If Edwards sought to master the imagery of dread, he was equally conscientious in seeking to image forth the comforts of the Gospel. One of his foremost concerns was to portray the "beauties and excellencies" of the Christ in such a way that they would seem sweet to the taste." In his farewell sermon, Edwards said: "I have not only endeavored to awaken you, that you might be moved with fear, but I have used my utmost endeavour to win you."

As William Barclay noted: "The preaching which is all threat and no love may terrify, but it will not save."8

Unfortunately, Jonathan Edwards' fame as a pastor-preacher rests upon one imprecatory sermon: "Sinners in the Hands of an Angry God." Too few people know the greatness of his preaching ability aside from this sermon. Leslie Conrad has said:

"Most of the nonsense that has been penned, typed and printed about Edwards has stemmed from the knowledge of this sermon, and the lack of the knowledge of much else about him.
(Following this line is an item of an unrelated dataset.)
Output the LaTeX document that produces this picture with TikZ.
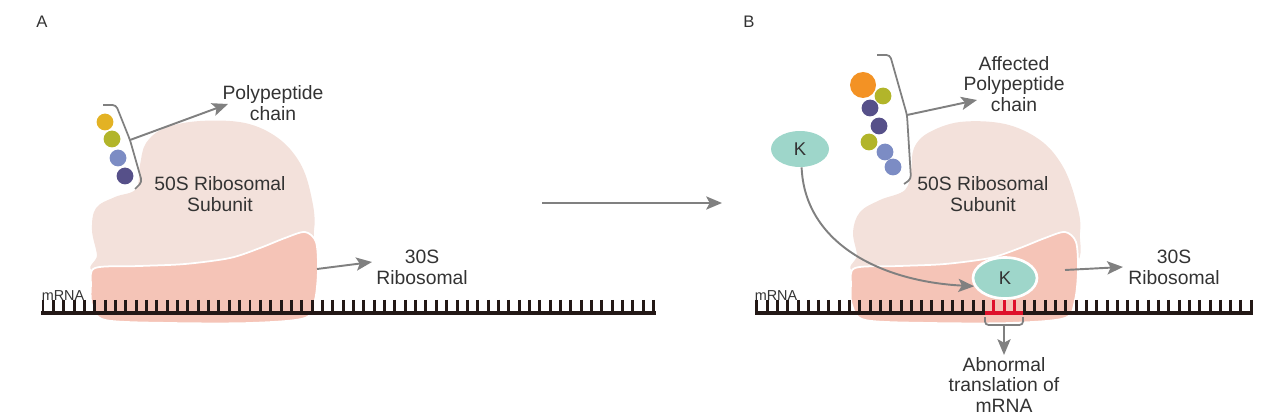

It is unfair to judge this pulpit great by one 'landscape of hell' sermon. For out of the more than 1000 sermons and outlines that he left to posterity, he very well covered the whole gamut of Scripture, theology, and practical Christian living."9

The Great Awakening reached its peak in the summer of 1741 and it was on July 8 of that year, at Enfield, when Edwards preached his famous sermon, "Sinners in the Hands of an Angry God." As a last-minute substitute, he decided to preach on a theme which he had used three times before. It was the last sermon in a series of four. The first two sermons are undated and the third had been preached to his congregation at Northampton. An atmosphere of apocalypticism prevailed over New England as a result of the Awakening. The day of judgment and the millennium seemed imminent.